▶ EXERCISE AIM:
Leaving out every picture, retype the lines below from the top through the one that contains "plt.rcParams['mathtext.it'] = 'Lato:italic'".

━━━━━ DATASET EXTRACT

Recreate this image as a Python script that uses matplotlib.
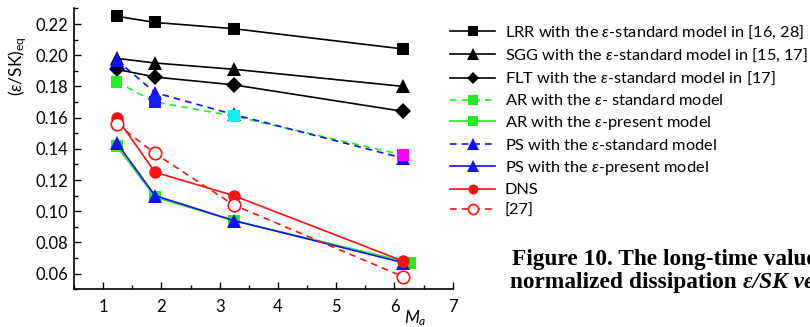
import matplotlib.pyplot as plt
from matplotlib.ticker import MultipleLocator

plt.rcParams['font.family'] = ['Lato', 'DejaVu Sans']
plt.rcParams['mathtext.fontset'] = 'custom'
plt.rcParams['mathtext.rm'] = 'Lato'
plt.rcParams['mathtext.it'] = 'Lato:italic'

# Mach numbers of the runs
ma = [1.23, 1.89, 3.24, 6.15]
ma_ar_present = [1.23, 1.89, 3.24, 6.27]

lrr = [0.225, 0.221, 0.217, 0.204]
sgg = [0.198, 0.195, 0.191, 0.180]
flt = [0.191, 0.186, 0.181, 0.164]
ar_standard = [0.183, 0.170, 0.161, 0.136]
ar_present = [0.142, 0.109, 0.094, 0.067]
ps_standard = [0.197, 0.176, 0.162, 0.134]
ps_present = [0.144, 0.110, 0.094, 0.067]
dns = [0.160, 0.125, 0.110, 0.068]
ref27 = [0.156, 0.137, 0.104, 0.058]

ar_standard_marker_colors = ['#22ee22', '#1a1aff', '#11eeee', '#ff00ff']

GREEN = '#22ee22'
BLUE = '#1010ff'
RED = '#ff1010'
dash = (0, (4, 3))

fig = plt.figure(figsize=(8.1, 3.27), dpi=100)
ax = fig.add_axes([0.0914, 0.1156, 0.4675, 0.8587])

lw = 1.2
ax.plot(ma, lrr, color='black', lw=lw, marker='s', ms=8.5, mew=0,
        label=r'LRR with the $\mathit{\varepsilon}$-standard model in [16, 28]')
ax.plot(ma, sgg, color='black', lw=lw, marker='^', ms=10, mew=0,
        label=r'SGG with the $\mathit{\varepsilon}$-standard model in [15, 17]')
ax.plot(ma, flt, color='black', lw=lw, marker='D', ms=8, mew=0,
        label=r'FLT with the $\mathit{\varepsilon}$-standard model in [17]')

# AR standard: green in the legend, per-point marker colours on the axes
ax.plot(ma, ar_standard, color=GREEN, lw=lw, ls=dash)
ax.scatter(ma, ar_standard, marker='s', s=72, c=ar_standard_marker_colors,
           linewidths=0, zorder=3)
ax.plot([], [], color=GREEN, lw=lw, ls=dash, marker='s', ms=8.5, mew=0,
        label=r'AR with the $\mathit{\varepsilon}$- standard model')
ax.plot(ma_ar_present, ar_present, color=GREEN, lw=lw, marker='s', ms=8.5, mew=0,
        label=r'AR with the $\mathit{\varepsilon}$-present model')
ax.plot(ma, ps_standard, color=BLUE, lw=lw, ls=dash, marker='^', ms=10, mew=0,
        label=r'PS with the $\mathit{\varepsilon}$-standard model')
ax.plot(ma, ps_present, color=BLUE, lw=lw, marker='^', ms=10, mew=0,
        label=r'PS with the $\mathit{\varepsilon}$-present model')
ax.plot(ma, dns, color=RED, lw=lw, marker='o', ms=9, mew=0, label='DNS')
ax.plot(ma, ref27, color=RED, lw=lw, ls=dash, marker='o', ms=9, mfc='white',
        mec=RED, mew=1.2, label='[27]')

ax.set_xlim(0.5, 7)
ax.set_ylim(0.05, 0.23)
ax.xaxis.set_major_locator(MultipleLocator(1))
ax.xaxis.set_minor_locator(MultipleLocator(0.5))
ax.yaxis.set_minor_locator(MultipleLocator(0.01))
ax.set_xticks([1, 2, 3, 4, 5, 6, 7])
ax.set_yticks([0.06, 0.08, 0.10, 0.12, 0.14, 0.16, 0.18, 0.20, 0.22])
ax.yaxis.set_major_formatter(plt.FuncFormatter(lambda v, p: '%.2f' % v))
ax.tick_params(which='both', direction='in', labelsize=12, width=1)
ax.tick_params(which='major', length=5, pad=4)
ax.tick_params(axis='x', which='major', pad=7)
ax.tick_params(which='minor', length=3)
ax.spines['top'].set_visible(False)
ax.spines['right'].set_visible(False)
for s in ('left', 'bottom'):
    ax.spines[s].set_linewidth(1.2)

fig.text(0.022, 0.798, r'$(\mathit{\varepsilon}/\mathrm{SK})_{\mathrm{eq}}$',
         rotation=90, fontsize=12.5, ha='center', va='center')
fig.text(0.513, 0.028, r'$\mathit{M}_{\mathit{a}}$', fontsize=12.5, ha='center', va='center')

fig.legend(loc='upper left', bbox_to_anchor=(0.5556, 0.927), frameon=False,
           fontsize=11.8, handlelength=2.75, handletextpad=0.6, labelspacing=0.36,
           markerscale=0.8, borderaxespad=0, borderpad=0)

# caption lines of the figure, running off the right edge
cap = dict(family='Liberation Serif', fontweight='bold', fontsize=16.8, va='baseline')
fig.text(0.632, 0.190, 'Figure 10. The long-time value of the', ha='left', **cap)
t = fig.text(0.630, 0.119, 'normalized dissipation ', ha='left', **cap)
fig.canvas.draw()
bb = t.get_window_extent()
fig.text(bb.x1 / fig.bbox.width, 0.119, 'ε/SK versus', ha='left', style='italic', **cap)

fig.savefig('out.png', dpi=100)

━━━━━━━━━━

▶ COMPLETE RESPONSE:
Recreate this image as a Python script that uses matplotlib.
import matplotlib.pyplot as plt
from matplotlib.ticker import MultipleLocator

plt.rcParams['font.family'] = ['Lato', 'DejaVu Sans']
plt.rcParams['mathtext.fontset'] = 'custom'
plt.rcParams['mathtext.rm'] = 'Lato'
plt.rcParams['mathtext.it'] = 'Lato:italic'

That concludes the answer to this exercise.